## AIM OF THE TASK
Copy out the data below as written; omit any images.
------------------------------------------------
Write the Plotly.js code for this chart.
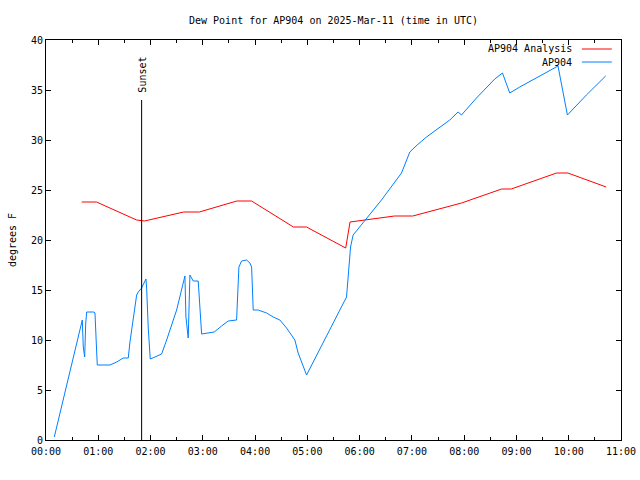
<!DOCTYPE html>
<html>
<head>
<meta charset="utf-8">
<script src="https://cdn.plot.ly/plotly-3.0.1.min.js"></script>
<style>html,body{margin:0;padding:0;background:#fff}#chart{width:640px;height:480px}</style>
</head>
<body>
<div id="chart"></div>
<script>
const DATE = '2025-03-11 ';

const analysisTimes = ['00:41:00','00:58:00','01:44:00','01:53:00','02:38:00','02:56:00','03:39:00','03:56:00',
  '04:44:00','04:59:00','05:44:00','05:49:00','06:40:00','07:01:00','07:57:00','08:43:00','08:54:00',
  '09:46:00','09:59:00','10:43:00'];
const analysisValues = [23.8,23.8,22.0,21.9,22.8,22.8,23.9,23.9,21.3,21.3,19.2,21.8,22.4,22.4,23.7,25.1,25.1,26.7,26.7,25.3];

const obsTimes = ['00:09:31','00:41:39','00:42:47','00:44:24','00:45:33','00:46:42','00:55:04','00:56:13','00:58:10','00:58:51',
  '01:13:25','01:21:06','01:28:41','01:34:25','01:36:22','01:40:09','01:44:03','01:45:53','01:49:47','01:54:43','01:55:31',
  '01:57:22','01:59:39','02:05:03','02:12:44','02:18:28','02:29:57','02:39:28','02:40:37','02:43:15','02:45:12','02:49:00',
  '02:54:43','02:58:37','03:08:08','03:13:04','03:21:33','03:29:08','03:38:46','03:39:28','03:41:25','03:44:30','03:50:15',
  '03:54:02','03:56:00','03:57:08','03:57:50','04:03:34','04:13:12','04:20:46','04:28:26','04:36:08','04:41:52','04:45:39',
  '04:49:26','04:59:05','05:44:58','05:46:48','05:49:34','05:52:32','06:00:13','06:25:05','06:48:04','06:57:36','07:06:00',
  '07:16:44','07:43:28','07:53:00','07:56:54','08:14:06','08:35:06','08:43:56','08:52:18','09:03:47','09:47:42','09:58:30',
  '10:20:18','10:42:24'];
const obsValues = [0.3,12.0,9.3,8.3,11.6,12.8,12.8,12.7,8.8,7.5,
  7.5,7.8,8.2,8.2,9.8,12.0,14.5,14.8,15.2,16.1,15.2,
  11.2,8.1,8.3,8.6,10.0,13.0,16.4,12.3,10.2,16.5,15.9,
  15.9,10.6,10.7,10.8,11.4,11.9,12.0,13.3,17.3,17.9,18.0,
  17.7,17.3,14.7,13.0,13.0,12.7,12.3,12.0,11.2,10.5,10.0,
  8.7,6.5,14.3,16.3,19.3,20.5,21.3,24.0,26.7,28.8,29.5,
  30.3,32.0,32.8,32.5,34.2,36.1,36.7,34.7,35.3,37.4,32.5,
  34.5,36.4];

const seriesNames = ['AP904 Analysis','AP904'];
const seriesColors = ['#ff0000','#0080ff'];
const sunsetTime = '01:49:47';
const sunsetTop = 34;
const sunsetLabel = 'Sunset';

const FONT = {family:'DejaVu Sans Mono, monospace', size:10, color:'#000'};

const traces = [
  {x: analysisTimes.map(t=>DATE+t), y: analysisValues, type:'scatter', mode:'lines', name:seriesNames[0],
   line:{color:seriesColors[0], width:1}},
  {x: obsTimes.map(t=>DATE+t), y: obsValues, type:'scatter', mode:'lines', name:seriesNames[1],
   line:{color:seriesColors[1], width:1}}
];

const layout = {
  width:640, height:480,
  margin:{l:46, r:19, t:40, b:40},
  paper_bgcolor:'#fff', plot_bgcolor:'#fff',
  font: FONT,
  showlegend:false,
  title:{text:'Dew Point for AP904 on 2025-Mar-11 (time in UTC)', font:FONT, x:0.5, xref:'paper', y:0.958, yanchor:'middle'},
  xaxis:{type:'date', range:[DATE+'00:00', DATE+'11:00'], dtick:3600000, tick0:DATE+'00:00',
    tickformat:'%H:%M', ticks:'inside', ticklen:5, tickcolor:'#000', showline:true, linecolor:'#000', linewidth:1,
    mirror:'ticks', showgrid:false, zeroline:false, tickfont:FONT, ticklabelstandoff:2,
    minor:{dtick:1800000, ticks:'inside', ticklen:3, tickcolor:'#000', showgrid:false}},
  yaxis:{range:[0,40], dtick:5, ticks:'inside', ticklen:5, tickcolor:'#000', showline:true, linecolor:'#000', linewidth:1,
    mirror:'ticks', showgrid:false, zeroline:false, tickfont:FONT,
    title:{text:'degrees F', font:FONT, standoff:12}},
  shapes:[
    {type:'line', xref:'x', yref:'y', x0:DATE+sunsetTime, x1:DATE+sunsetTime, y0:0, y1:sunsetTop, line:{color:'#000', width:1}},
    {type:'line', xref:'paper', yref:'paper', x0:0.932, x1:0.984, y0:0.9775, y1:0.9775, line:{color:seriesColors[0], width:1}},
    {type:'line', xref:'paper', yref:'paper', x0:0.932, x1:0.984, y0:0.945, y1:0.945, line:{color:seriesColors[1], width:1}}
  ],
  annotations:[
    {x:DATE+sunsetTime, y:sunsetTop, xref:'x', yref:'y', text:sunsetLabel, textangle:-90, showarrow:false,
     xanchor:'center', yanchor:'bottom', yshift:5, font:FONT},
    {xref:'paper', yref:'paper', x:0.919, y:0.9775, text:seriesNames[0], showarrow:false, xanchor:'right', yanchor:'middle', font:FONT},
    {xref:'paper', yref:'paper', x:0.919, y:0.945, text:seriesNames[1], showarrow:false, xanchor:'right', yanchor:'middle', font:FONT}
  ]
};

Plotly.newPlot('chart', traces, layout, {displayModeBar:false, staticPlot:true});
</script>
</body>
</html>
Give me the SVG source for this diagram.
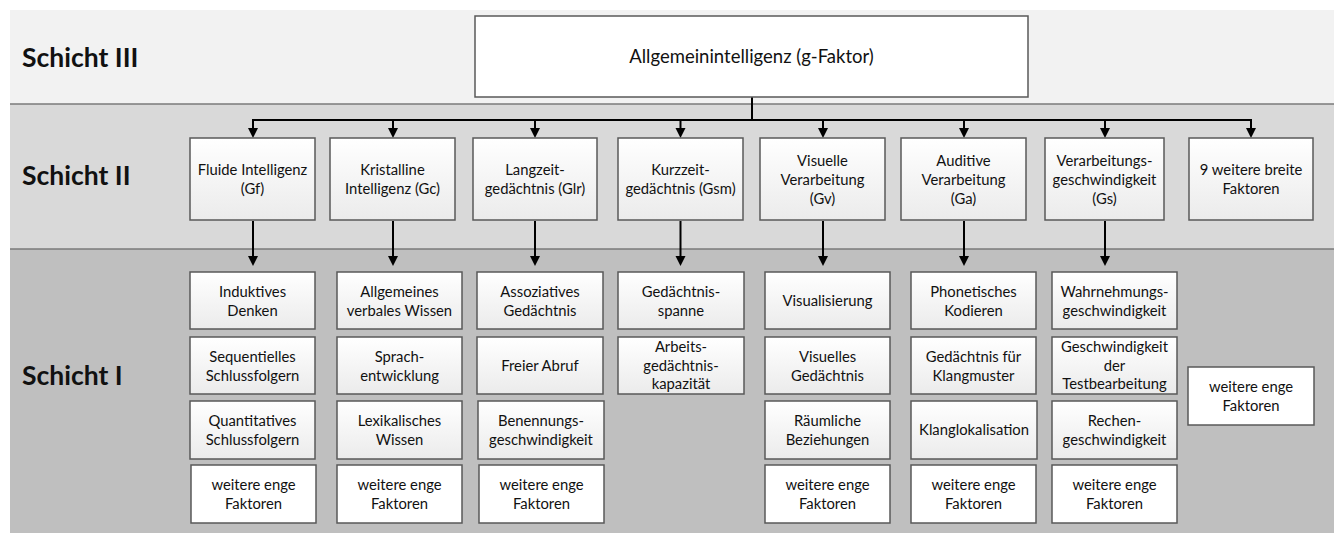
------------------------------------------------
## ANSWER TO THIS EXERCISE
Write the Plotly.js code for this chart.
<!DOCTYPE html>
<html>
<head>
<meta charset="utf-8">
<script src="https://cdn.plot.ly/plotly-3.0.1.min.js"></script>
<style>html,body{margin:0;padding:0;background:#fff}#chart{width:640px;height:480px}</style>
</head>
<body>
<div id="chart"></div>
<script>
const DATE = '2025-03-11 ';

const analysisTimes = ['00:41:00','00:58:00','01:44:00','01:53:00','02:38:00','02:56:00','03:39:00','03:56:00',
  '04:44:00','04:59:00','05:44:00','05:49:00','06:40:00','07:01:00','07:57:00','08:43:00','08:54:00',
  '09:46:00','09:59:00','10:43:00'];
const analysisValues = [23.8,23.8,22.0,21.9,22.8,22.8,23.9,23.9,21.3,21.3,19.2,21.8,22.4,22.4,23.7,25.1,25.1,26.7,26.7,25.3];

const obsTimes = ['00:09:31','00:41:39','00:42:47','00:44:24','00:45:33','00:46:42','00:55:04','00:56:13','00:58:10','00:58:51',
  '01:13:25','01:21:06','01:28:41','01:34:25','01:36:22','01:40:09','01:44:03','01:45:53','01:49:47','01:54:43','01:55:31',
  '01:57:22','01:59:39','02:05:03','02:12:44','02:18:28','02:29:57','02:39:28','02:40:37','02:43:15','02:45:12','02:49:00',
  '02:54:43','02:58:37','03:08:08','03:13:04','03:21:33','03:29:08','03:38:46','03:39:28','03:41:25','03:44:30','03:50:15',
  '03:54:02','03:56:00','03:57:08','03:57:50','04:03:34','04:13:12','04:20:46','04:28:26','04:36:08','04:41:52','04:45:39',
  '04:49:26','04:59:05','05:44:58','05:46:48','05:49:34','05:52:32','06:00:13','06:25:05','06:48:04','06:57:36','07:06:00',
  '07:16:44','07:43:28','07:53:00','07:56:54','08:14:06','08:35:06','08:43:56','08:52:18','09:03:47','09:47:42','09:58:30',
  '10:20:18','10:42:24'];
const obsValues = [0.3,12.0,9.3,8.3,11.6,12.8,12.8,12.7,8.8,7.5,
  7.5,7.8,8.2,8.2,9.8,12.0,14.5,14.8,15.2,16.1,15.2,
  11.2,8.1,8.3,8.6,10.0,13.0,16.4,12.3,10.2,16.5,15.9,
  15.9,10.6,10.7,10.8,11.4,11.9,12.0,13.3,17.3,17.9,18.0,
  17.7,17.3,14.7,13.0,13.0,12.7,12.3,12.0,11.2,10.5,10.0,
  8.7,6.5,14.3,16.3,19.3,20.5,21.3,24.0,26.7,28.8,29.5,
  30.3,32.0,32.8,32.5,34.2,36.1,36.7,34.7,35.3,37.4,32.5,
  34.5,36.4];

const seriesNames = ['AP904 Analysis','AP904'];
const seriesColors = ['#ff0000','#0080ff'];
const sunsetTime = '01:49:47';
const sunsetTop = 34;
const sunsetLabel = 'Sunset';

const FONT = {family:'DejaVu Sans Mono, monospace', size:10, color:'#000'};

const traces = [
  {x: analysisTimes.map(t=>DATE+t), y: analysisValues, type:'scatter', mode:'lines', name:seriesNames[0],
   line:{color:seriesColors[0], width:1}},
  {x: obsTimes.map(t=>DATE+t), y: obsValues, type:'scatter', mode:'lines', name:seriesNames[1],
   line:{color:seriesColors[1], width:1}}
];

const layout = {
  width:640, height:480,
  margin:{l:46, r:19, t:40, b:40},
  paper_bgcolor:'#fff', plot_bgcolor:'#fff',
  font: FONT,
  showlegend:false,
  title:{text:'Dew Point for AP904 on 2025-Mar-11 (time in UTC)', font:FONT, x:0.5, xref:'paper', y:0.958, yanchor:'middle'},
  xaxis:{type:'date', range:[DATE+'00:00', DATE+'11:00'], dtick:3600000, tick0:DATE+'00:00',
    tickformat:'%H:%M', ticks:'inside', ticklen:5, tickcolor:'#000', showline:true, linecolor:'#000', linewidth:1,
    mirror:'ticks', showgrid:false, zeroline:false, tickfont:FONT, ticklabelstandoff:2,
    minor:{dtick:1800000, ticks:'inside', ticklen:3, tickcolor:'#000', showgrid:false}},
  yaxis:{range:[0,40], dtick:5, ticks:'inside', ticklen:5, tickcolor:'#000', showline:true, linecolor:'#000', linewidth:1,
    mirror:'ticks', showgrid:false, zeroline:false, tickfont:FONT,
    title:{text:'degrees F', font:FONT, standoff:12}},
  shapes:[
    {type:'line', xref:'x', yref:'y', x0:DATE+sunsetTime, x1:DATE+sunsetTime, y0:0, y1:sunsetTop, line:{color:'#000', width:1}},
    {type:'line', xref:'paper', yref:'paper', x0:0.932, x1:0.984, y0:0.9775, y1:0.9775, line:{color:seriesColors[0], width:1}},
    {type:'line', xref:'paper', yref:'paper', x0:0.932, x1:0.984, y0:0.945, y1:0.945, line:{color:seriesColors[1], width:1}}
  ],
  annotations:[
    {x:DATE+sunsetTime, y:sunsetTop, xref:'x', yref:'y', text:sunsetLabel, textangle:-90, showarrow:false,
     xanchor:'center', yanchor:'bottom', yshift:5, font:FONT},
    {xref:'paper', yref:'paper', x:0.919, y:0.9775, text:seriesNames[0], showarrow:false, xanchor:'right', yanchor:'middle', font:FONT},
    {xref:'paper', yref:'paper', x:0.919, y:0.945, text:seriesNames[1], showarrow:false, xanchor:'right', yanchor:'middle', font:FONT}
  ]
};

Plotly.newPlot('chart', traces, layout, {displayModeBar:false, staticPlot:true});
</script>
</body>
</html>
Give me the SVG source for this diagram.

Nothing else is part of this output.